Tuesday, September 19, 2006

Can Acts Be Used as a Background for Paul?

My NT professor is now claiming that Acts is not a legitimate source for information about Paul. I find this claim highly suspicious.

Apparently, what we are supposed to do is let Paul speak from his own words. THIS is supposed to be the sole influence on our thoughts about what Paul was like, and what his theology was like. Acts really only counts in the places where it is explicitly in agreement with Paul (in which case it is redundant anyway).

Now, let's think about this for a minute. What is the thing that they hammer into your head about hermeneutics?


Okay, what is the thing that they hammer into your head about the hermeneutics of epistles?

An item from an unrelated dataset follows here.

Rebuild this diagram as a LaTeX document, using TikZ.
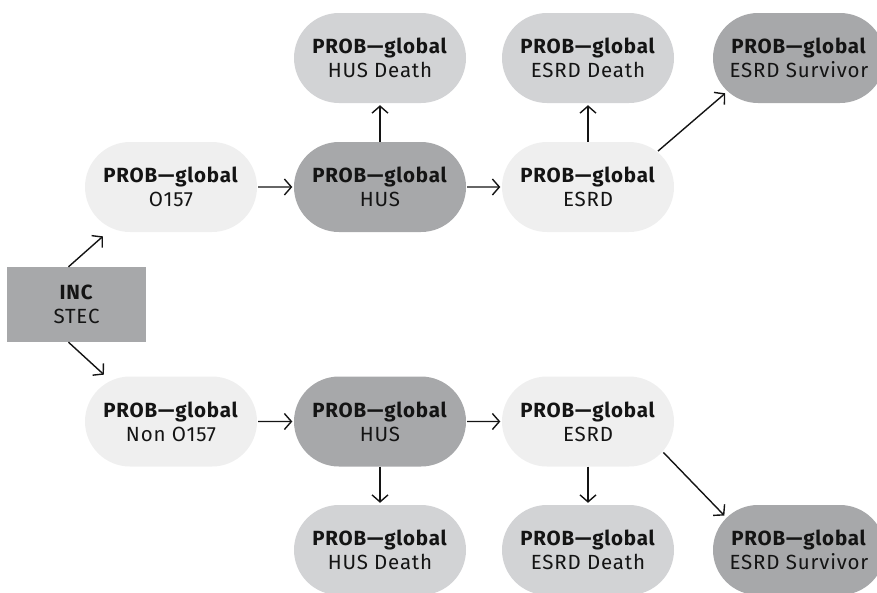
\documentclass[tikz,border=0pt]{standalone}
\usepackage{fontspec}
\setmainfont[LetterSpace=4]{Fira Sans}
\usetikzlibrary{shapes.misc,arrows.meta}

\definecolor{pale}{HTML}{EFEFEF}
\definecolor{midgray}{HTML}{D2D3D5}
\definecolor{darkgray}{HTML}{A7A8AA}
\definecolor{ink}{HTML}{141414}

\tikzset{
  labelfont/.style={font=\fontsize{20.5}{24}\selectfont},
  probnode/.style={rounded rectangle, minimum width=172pt, minimum height=90pt,
    inner sep=0pt, align=center, text=ink, labelfont},
  palenode/.style={probnode, fill=pale},
  midnode/.style={probnode, fill=midgray},
  darknode/.style={probnode, fill=darkgray},
  incnode/.style={rectangle, fill=darkgray, minimum width=139pt, minimum height=75pt,
    inner sep=0pt, align=center, text=ink, labelfont},
  arr/.style={draw=ink, line width=1.4pt, -{Straight Barb[length=7pt,width=16pt,line width=1.4pt]}}
}
\newcommand{\probtext}[1]{\textbf{PROB—global}\\#1}

\begin{document}
\begin{tikzpicture}[x=1pt,y=-1pt]
\useasboundingbox (0,0) rectangle (877,592);

% incidence box
\node[incnode] (inc) at (76.5,304.5) {\textbf{INC}\\STEC};

% upper branch (O157)
\node[palenode] (o157)  at (171,187) {\probtext{O157}};
\node[darknode] (hus1)  at (380,187) {\probtext{HUS}};
\node[palenode] (esrd1) at (588,187) {\probtext{ESRD}};
\node[midnode]  (husd1) at (380,58)  {\probtext{HUS Death}};
\node[midnode]  (esrdd1) at (588,58) {\probtext{ESRD Death}};
\node[darknode] (surv1) at (799,58)  {\probtext{ESRD Survivor}};

% lower branch (Non O157)
\node[palenode] (non)   at (171,421.5) {\probtext{Non O157}};
\node[darknode] (hus2)  at (380,421.5) {\probtext{HUS}};
\node[palenode] (esrd2) at (588,421.5) {\probtext{ESRD}};
\node[midnode]  (husd2) at (380,550)   {\probtext{HUS Death}};
\node[midnode]  (esrdd2) at (588,550)  {\probtext{ESRD Death}};
\node[darknode] (surv2) at (799,550)   {\probtext{ESRD Survivor}};

% connectors
\draw[arr, shorten >=12pt] ([xshift=-8pt]inc.north) -- (o157.215);
\draw[arr, shorten >=9pt]  ([xshift=-8pt]inc.south) -- (non.146.7);

\draw[arr, shorten <=1pt, shorten >=1.5pt] (o157) -- (hus1);
\draw[arr, shorten <=1pt, shorten >=1.5pt] (hus1) -- (esrd1);
\draw[arr, shorten >=2pt] (hus1.north) -- (husd1.south);
\draw[arr, shorten >=2pt] (esrd1.north) -- (esrdd1.south);
\draw[arr, shorten <=1pt, shorten >=3pt] (esrd1.27.2) -- (surv1.205.7);

\draw[arr, shorten <=1pt, shorten >=1.5pt] (non) -- (hus2);
\draw[arr, shorten <=1pt, shorten >=1.5pt] (hus2) -- (esrd2);
\draw[arr, shorten >=2pt] (hus2.south) -- (husd2.north);
\draw[arr, shorten >=2pt] (esrd2.south) -- (esrdd2.north);
\draw[arr, shorten <=1pt, shorten >=3pt] (esrd2.-22.5) -- (surv2.156.2);
\end{tikzpicture}
\end{document}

1) They are occasional (i.e. written in response to specific situations)
2) They are for the most part not general theological works
3) They were not intended by the author to be scripture

Now, I agree with all of these, except for perhaps 3 (does anyone want to argue that Paul didn't view his letters as normative?). So, if all we have are non-systematic, occasional works, why should we think that these are sufficient to produce a typical idea of how Paul thought and worked? Shouldn't these be viewed as being punctuations on a backdrop of a more "typical" Pauline style which isn't necessarily expressed in the letters?

Therefore, the idea that we should "let Paul speak in his own words" is going _against_ what is the most important hermeneutical principle -- CONTEXT! On a more general historical background, we don't use autobiographies as the only definitive source of information on an author. I believe it is well recognized that it takes an outsider to judge a person as a whole -- people often don't do a good job of that themselves. Therefore, rejecting Acts' depiction of Paul just because it doesn't mimmick exactly what you would get by reading the letters alone is counter to any legitimate claims of historical inquiry. The only purpose it seems to serve is to aid those who are attempting to de-legitimatize scripture by dicing it up and only viewing the parts individually, and in doing so, so overemphasize the details of difference as to make them seem contradictory. By removing Paul's letters from their context, it distorts Paul. Would any of you want the details of your life to be judged as true or false based on whether a scholar 2,000 years later thought that a letter you wrote someone made you sound like a different person?